Before the Lebesgue integral can be defined for arbitrary measurable functions, we need a class of functions simple enough to integrate by inspection yet rich enough to approximate anything. Simple functions fill this role exactly.

A simple function is a finite linear combination of indicator functions: φ = a₁𝟙_{A₁} + a₂𝟙_{A₂} + ... + aₙ𝟙_{Aₙ}, where each Aᵢ is a measurable set and each aᵢ is a real number. The indicator 𝟙_A equals 1 on A and 0 outside it, so φ is a function taking only finitely many values, each on a measurable set. Think of a histogram with flat horizontal bars: that picture is a simple function. Its integral is immediate — ∫φ dμ = Σ aᵢμ(Aᵢ) — a weighted sum of the measures of its level sets.

The central theorem is that every non-negative measurable function can be approximated from below by an increasing sequence of simple functions. The construction is geometric: divide the "height axis" into strips of width 1/n. For each integer k from 1 to n², define the set where k/n ≤ f(x) < (k+1)/n, and assign height k/n there. Stack these indicator functions to build a staircase φₙ that increases pointwise toward f. As n → ∞, the stairs become infinitely fine and φₙ(x) → f(x) at every point. The sequence {φₙ} is monotone increasing and converges to f pointwise everywhere.

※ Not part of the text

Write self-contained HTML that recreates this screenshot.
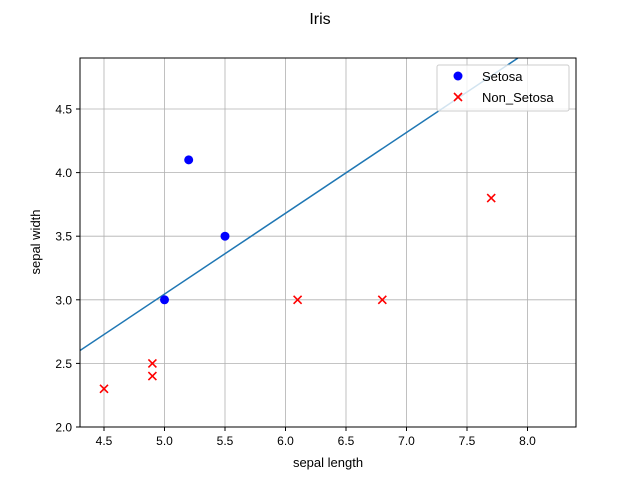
<!DOCTYPE html>
<html><head><meta charset="utf-8"><style>body{margin:0;background:#fff}svg{display:block;font-family:"Liberation Sans","DejaVu Sans",sans-serif}</style></head>
<body>
<svg id="c" width="640" height="480">
<rect width="640" height="480" fill="#fff"/>
<text x="320" y="24" font-size="16" text-anchor="middle">Iris</text>
<defs><clipPath id="clip"><rect x="80" y="58" width="496" height="369"/></clipPath></defs>
<g id="grid"></g>
<g id="plot" clip-path="url(#clip)"></g>
<rect x="80" y="58" width="496" height="369" fill="none" stroke="#000" stroke-width="1"/>
<g id="ticks"></g>
<text x="328" y="467" font-size="13" text-anchor="middle">sepal length</text>
<text transform="translate(40,242) rotate(-90)" font-size="13" text-anchor="middle">sepal width</text>
<g>
<rect x="437" y="65" width="132" height="46" rx="2" fill="#fff" fill-opacity="0.8" stroke="#ccc"/>
<circle cx="458" cy="76" r="4.5" fill="#0000ff"/>
<text x="482" y="81" font-size="13">Setosa</text>
<path d="M454,93 l8,8 M462,93 l-8,8" stroke="#ff0000" stroke-width="1.6"/>
<text x="482" y="102" font-size="13">Non_Setosa</text>
</g>
</svg>
<script>
const setosaX=[5.0,5.2,5.5];
const setosaY=[3.0,4.1,3.5];
const nonX=[4.5,4.9,4.9,6.1,6.8,7.7];
const nonY=[2.3,2.5,2.4,3.0,3.0,3.8];
const xTicks=[4.5,5.0,5.5,6.0,6.5,7.0,7.5,8.0];
const yTicks=[2.0,2.5,3.0,3.5,4.0,4.5];
const lineX=[4.3,7.92];
const lineY=[2.6,4.9];
const ns="http://www.w3.org/2000/svg";
const X=v=>104+(v-4.5)*121;
const Y=v=>427-(v-2.0)*127.2;
function mk(t,a,p){const e=document.createElementNS(ns,t);for(const k in a)e.setAttribute(k,a[k]);p.appendChild(e);return e;}
const grid=document.getElementById('grid'),ticks=document.getElementById('ticks'),plot=document.getElementById('plot');
xTicks.forEach(v=>{
 const g=mk('line',{x1:X(v),x2:X(v),y1:58,y2:427,stroke:'#b0b0b0','stroke-width':0.8},grid);
 
 
 mk('line',{x1:X(v),x2:X(v),y1:427,y2:431,stroke:'#000'},ticks);
 const t=mk('text',{x:X(v),y:445,'font-size':12,'text-anchor':'middle'},ticks);t.textContent=v.toFixed(1);
 
 
});
yTicks.forEach(v=>{
 const g=mk('line',{x1:80,x2:576,y1:Y(v),y2:Y(v),stroke:'#b0b0b0','stroke-width':0.8},grid);
 
 
 mk('line',{x1:76,x2:80,y1:Y(v),y2:Y(v),stroke:'#000'},ticks);
 const t=mk('text',{x:72,y:Y(v)+4.5,'font-size':12,'text-anchor':'end'},ticks);t.textContent=v.toFixed(1);
 
 
});
const ln=mk('line',{x1:X(lineX[0]),y1:Y(lineY[0]),x2:X(lineX[1]),y2:Y(lineY[1]),stroke:'#1f77b4','stroke-width':1.5},plot);


setosaX.forEach((x,i)=>{
 const c=mk('circle',{cx:X(x),cy:Y(setosaY[i]),r:4.5,fill:'#0000ff'},plot);
 
 
});
nonX.forEach((x,i)=>{
 const cx=X(x),cy=Y(nonY[i]);
 const p=mk('path',{d:`M${cx-4},${cy-4} l8,8 M${cx+4},${cy-4} l-8,8`,stroke:'#ff0000','stroke-width':1.6},plot);
 
 
});
</script>
</body></html>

This approximation theorem is the engine of the Lebesgue integral. For a general non-negative measurable function, the integral is defined as ∫f dμ = lim_{n→∞} ∫φₙ dμ — you integrate the simple approximations and take the limit. The theorem guarantees this bridge exists for every non-negative measurable function, not just well-behaved ones. The requirement that the sum defining a simple function is *finite* is essential: infinite sums would reintroduce the convergence problems the theory is designed to handle, and the clean formula ∫φ dμ = Σ aᵢμ(Aᵢ) depends on having only finitely many terms to sum.